抜けた歯を補う主な処置方法には、1)ブリッジ、2)義歯、3)インプラントがあります。
いずれの治療法においても、メリットおよびデメリットは存在します。
しかしながら、抜けた歯の状況は患者さんにより異なり、各治療法においてメリットと考えられている事も質的に少ない場合もあります。
 治療方法を選択する場合には、メリットばかりに目が行きがちですが、お口の中の状況も含めて患者さんご自身においてどの程度のメリットがあるのか、またデメリットも良く把握して検討することが必要です。

歯を補う各治療法の概要について

1)ブリッジ

固定性架工義歯

歯が抜けた部分に隣接する歯を削り、一体となった人工の歯を入れる治療法です。

メリット

・人工の歯は取り外す必要がないので違和感は少ない
・噛む感触が自分の歯と近い
・比較的短期間で治療が終わる
・保険適応内であれば治療費が比較的安価

デメリット
・かぶせを入れるために歯をたくさん削る必要がある
・抜けた歯の部分を被うダミー(見せかけの歯)の下には、食べ物の残りかすがたまりやすく清掃がややむずかしい
・ブリッジを支える歯の負担が大きくなる
・たくさんの歯を失った場合や欠損の両隣在に歯が無いと適応できない場合がある

2)義歯(取り外し式)

可撤性義歯

いわゆる”入れ歯”のことを指し、患者さんご自身が取り外しを行い管理することができます。
部分的に歯を失った場合には、隣接する歯にバネを利用して義歯がはずれるのを防ぎます。

メリット
・歯を大きく削る必要が少ない
・抜けた歯の本数、部位に影響されず、すべての欠損様式に対応可能
・治療期間が比較的短い
・保険適応内では義歯製作は比較的安価

デメリット
・装着時の違和感・異物感があり、慣れが必要
・噛む力が天然の歯と比較して劣る
・味覚が制限されたり、発音するのが難しくなることがある
・金属製のバネを利用した場合、見た目に悪い場合がある
・残された歯の清掃と義歯の清掃管理をする必要がある
・バネをかけた歯に力の負担がかかる

3)インプラント

人工歯根

メリット
・自立した形態をとるため周りの歯を削らずに済む
・抜けた周囲の歯に対する力の負担をかけることがない
・噛む力が天然の歯と同程度に回復し、見た目が自然
・歯ごたえのある食事を楽しむことができる
・味覚や発音の障害をきたすことがない

デメリット
・外科処置が必要であるため、術直後には腫れや痛みを伴うことがあり、合併症の可能性がある
・処置後の手入れがおろそかになると感染により周囲炎と呼ばれる歯周病と似た炎症を起こすことがある
・治療期間が比較的長期に及ぶ
・治療費が高い

各治療法のメリットデメリット比較

比較/治療法ブリッジ義歯インプラント
 
違和感・異物感
咀嚼(噛む力)
歯への負担
味覚、温度知覚
見た目○or◎(自費)
外科治療
清掃性

*表内、各記号は3者間の治療の比較において ◎優れる ○やや優れる △劣る

リカバリー(再治療)の困難度について

 上記の治療方法、すなわち、ブリッジ、義歯およびインプラントにおけるフォローアップ期間中における、疾病の罹患や不慮の事故等により再処置あるいは再製作を余儀なくされる場合のリカバリーについて考えてみます。
 ブリッジと義歯とでは、疾病の治療後に、補われた冠や義歯自体を再製作を行わなければならない場合、始めに製作した処置手順とほぼ同様な過程を経て新調することになります。
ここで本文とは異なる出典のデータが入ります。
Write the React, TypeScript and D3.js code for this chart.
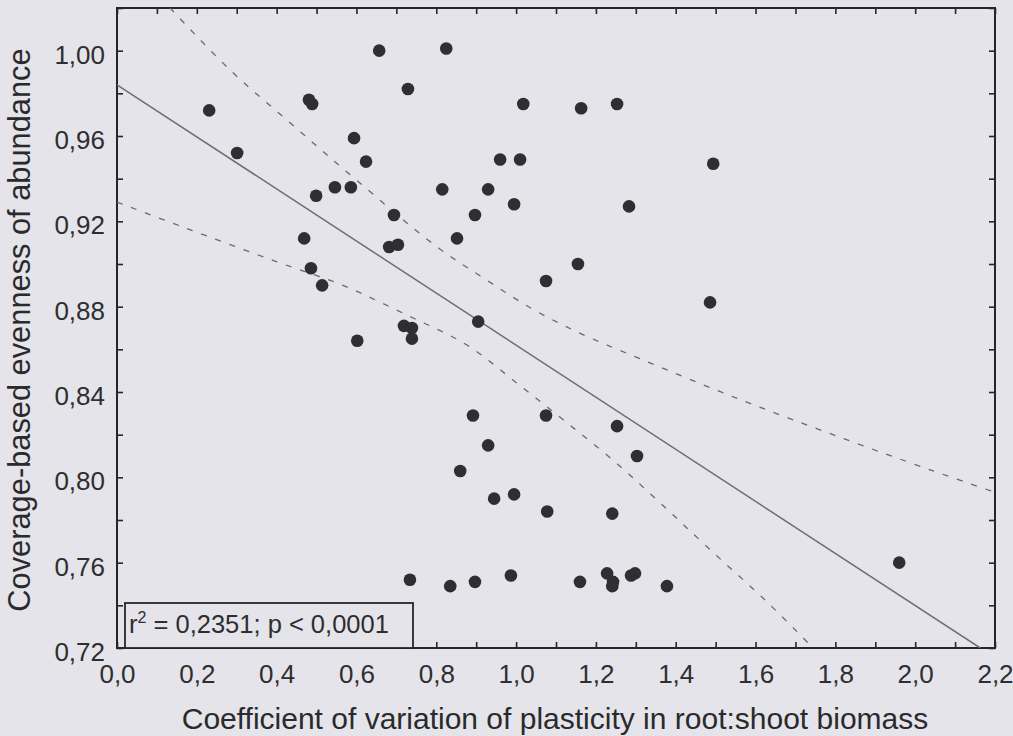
import React, { useEffect, useRef } from 'react';
import * as d3 from 'd3';

// coefficient of variation of plasticity (x) vs coverage-based evenness (y)
const cvPlasticity = [
  0.231, 0.301, 0.657, 0.825, 0.729, 0.481, 0.489, 0.594, 0.624, 0.499,
  0.546, 0.586, 0.694, 0.469, 0.682, 0.704, 0.852, 0.815, 0.897, 0.930,
  0.960, 1.010, 0.995, 1.018, 1.163, 1.253, 1.283, 1.494, 1.155, 1.075,
  1.486, 0.486, 0.514, 0.602, 0.719, 0.739, 0.739, 0.905, 0.892, 1.075,
  1.253, 0.930, 1.303, 0.860, 0.945, 0.995, 1.078, 1.241, 0.734, 0.835,
  0.897, 0.987, 1.160, 1.228, 1.243, 1.241, 1.288, 1.298, 1.378, 1.960,
];
const evenness = [
  0.972, 0.952, 1.000, 1.001, 0.982, 0.977, 0.975, 0.959, 0.948, 0.932,
  0.936, 0.936, 0.923, 0.912, 0.908, 0.909, 0.912, 0.935, 0.923, 0.935,
  0.949, 0.949, 0.928, 0.975, 0.973, 0.975, 0.927, 0.947, 0.900, 0.892,
  0.882, 0.898, 0.890, 0.864, 0.871, 0.870, 0.865, 0.873, 0.829, 0.829,
  0.824, 0.815, 0.810, 0.803, 0.790, 0.792, 0.784, 0.783, 0.752, 0.749,
  0.751, 0.754, 0.751, 0.755, 0.751, 0.749, 0.754, 0.755, 0.749, 0.760,
];

// fitted line and its 95% bands
const fitX = [0, 2.163];
const fitY = [0.984, 0.72];
const upperBandX = [0.133, 0.283, 0.441, 0.602, 0.802, 0.922, 1.04, 1.155, 1.318, 1.554, 1.794, 2.045, 2.2];
const upperBandY = [1.02, 0.991, 0.965, 0.939, 0.908, 0.893, 0.879, 0.868, 0.855, 0.837, 0.82, 0.803, 0.793];
const lowerBandX = [0, 0.17, 0.401, 0.566, 0.727, 0.877, 1.003, 1.118, 1.243, 1.361, 1.481, 1.632, 1.744];
const lowerBandY = [0.929, 0.917, 0.901, 0.89, 0.876, 0.862, 0.844, 0.827, 0.808, 0.788, 0.767, 0.741, 0.72];

const xTickLabels = [0, 0.2, 0.4, 0.6, 0.8, 1.0, 1.2, 1.4, 1.6, 1.8, 2.0, 2.2];
const yTickLabels = [0.72, 0.76, 0.8, 0.84, 0.88, 0.92, 0.96, 1.0];

const W = 1013;
const H = 736;

const Chart = () => {
  const ref = useRef<SVGSVGElement>(null);

  useEffect(() => {
    document.body.style.margin = '0';
    document.body.style.background = '#e4e4ea';

    const svg = d3.select(ref.current);
    svg.selectAll('*').remove();

    const margin = { top: 8, right: 18, bottom: 88, left: 117 };
    const width = W - margin.left - margin.right;
    const height = H - margin.top - margin.bottom;

    const x = d3.scaleLinear().domain([0, 2.2]).range([0, width]);
    const y = d3.scaleLinear().domain([0.72, 1.02]).range([height, 0]);

    const locale = d3.formatLocale({ decimal: ',', thousands: '.', grouping: [3], currency: ['', ''] });
    const fx = locale.format('.1f');
    const fy = locale.format('.2f');

    const g = svg.append('g').attr('transform', `translate(${margin.left},${margin.top})`);
    const ink = '#262626';

    // minor/major ticks on all four sides, pointing inwards
    const xMinor = d3.range(0, 2.2001, 0.1);
    const yMinor = d3.range(0.72, 1.0201, 0.02);
    g.append('g').attr('transform', `translate(0,${height})`)
      .call(d3.axisBottom(x).tickValues(xMinor).tickSize(-6).tickFormat(() => ''));
    g.append('g')
      .call(d3.axisTop(x).tickValues(xMinor).tickSize(-6).tickFormat(() => ''));
    g.append('g')
      .call(d3.axisLeft(y).tickValues(yMinor).tickSize(-6).tickFormat(() => ''));
    g.append('g').attr('transform', `translate(${width},0)`)
      .call(d3.axisRight(y).tickValues(yMinor).tickSize(-6).tickFormat(() => ''));
    g.selectAll('.domain').remove();
    g.selectAll('.tick line').attr('stroke', ink).attr('stroke-width', 1.6);

    // tick labels
    const xl = g.append('g').attr('transform', `translate(0,${height})`)
      .call(d3.axisBottom(x).tickValues(xTickLabels).tickSize(0).tickPadding(17).tickFormat(d => fx(+d)));
    const yl = g.append('g')
      .call(d3.axisLeft(y).tickValues(yTickLabels).tickSize(0).tickPadding(12).tickFormat(d => fy(+d)));
    [xl, yl].forEach(a => {
      a.select('.domain').remove();
      a.selectAll('text')
        .attr('fill', '#2e2e2e')
        .style('font-family', '"Liberation Sans", Arial, sans-serif')
        .style('font-size', '26px');
    });
    yl.selectAll('text').attr('dy', '0.48em');

    // frame
    g.append('rect')
      .attr('width', width).attr('height', height)
      .attr('fill', 'none').attr('stroke', ink).attr('stroke-width', 2);

    svg.append('clipPath').attr('id', 'plot-clip')
      .append('rect').attr('width', width).attr('height', height);
    const plot = g.append('g').attr('clip-path', 'url(#plot-clip)');

    const line = d3.line<[number, number]>().x(d => x(d[0])).y(d => y(d[1]));
    const band = d3.line<[number, number]>().x(d => x(d[0])).y(d => y(d[1])).curve(d3.curveCatmullRom);

    plot.append('path')
      .datum(upperBandX.map((v, i) => [v, upperBandY[i]] as [number, number]))
      .attr('d', band).attr('fill', 'none')
      .attr('stroke', '#6a6a6e').attr('stroke-width', 1.3).attr('stroke-dasharray', '6,9');
    plot.append('path')
      .datum(lowerBandX.map((v, i) => [v, lowerBandY[i]] as [number, number]))
      .attr('d', band).attr('fill', 'none')
      .attr('stroke', '#6a6a6e').attr('stroke-width', 1.3).attr('stroke-dasharray', '6,9');
    plot.append('path')
      .datum(fitX.map((v, i) => [v, fitY[i]] as [number, number]))
      .attr('d', line).attr('fill', 'none')
      .attr('stroke', '#6e6e72').attr('stroke-width', 1.5);

    plot.selectAll('circle')
      .data(cvPlasticity.map((v, i) => [v, evenness[i]]))
      .enter().append('circle')
      .attr('cx', d => x(d[0]))
      .attr('cy', d => y(d[1]))
      .attr('r', 6.3)
      .attr('fill', '#2f2f31');

    // statistics box
    const box = g.append('g').attr('transform', `translate(8,${height - 45})`);
    box.append('rect')
      .attr('width', 288).attr('height', 45)
      .attr('fill', '#e4e4ea').attr('stroke', ink).attr('stroke-width', 1.8);
    const stat = box.append('text')
      .attr('x', 4).attr('y', 30)
      .attr('fill', '#2e2e2e')
      .style('font-family', '"Liberation Sans", Arial, sans-serif')
      .style('font-size', '25.5px');
    stat.append('tspan').text('r');
    stat.append('tspan').attr('dy', -10).style('font-size', '16px').text('2');
    stat.append('tspan').attr('dy', 10).text(' = 0,2351; p < 0,0001');

    // axis titles
    svg.append('text')
      .attr('x', 555).attr('y', 729)
      .attr('text-anchor', 'middle')
      .attr('fill', '#2a2a2a')
      .style('font-family', '"Liberation Sans", Arial, sans-serif')
      .style('font-size', '30px')
      .text('Coefficient of variation of plasticity in root:shoot biomass');
    svg.append('text')
      .attr('transform', 'translate(30,330) rotate(-90)')
      .attr('text-anchor', 'middle')
      .attr('fill', '#2a2a2a')
      .style('font-family', '"Liberation Sans", Arial, sans-serif')
      .style('font-size', '30.8px')
      .text('Coverage-based evenness of abundance');
  }, []);

  return <svg ref={ref} width={W} height={H} style={{ display: 'block', background: '#e4e4ea' }} />;
};

export default function App() {
  return <Chart />;
}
これらは、一般の歯科臨床で対応できることがほとんどです。
 インプラントにおける処置後の偶発症は、そのトラブルの原因がどこに基づくかにより、1)インプラントを構成する構造体の不具合や破損、2)インプラントを取り巻く歯肉・骨といった歯周組織に起因するものに大きく分けられます。
 インプラントを構成する構造体のパーツは提供されるインプラントメーカーにより異なっています。この構成されるパーツ(アバットメントやスクリュー)の撤去や新たな修復を行うためには、専門的な知識・見識、そして対応できる技術が必要となります。さらに、別稿で触れるインプラント周囲の炎症の治療では天然歯の場合とは異なる対応を要求される場合もあります。
 インプラントにおいては、構造体の修復、すなわちリカバリーが極めて困難、あるいは歯周組織における炎症の進行を止めることが出来ない場合には、骨内からインプラントを撤去することも考慮しなければいけません。

リカバリーの難易度は、インプラント>ブリッジ>義歯 の順になると思われます。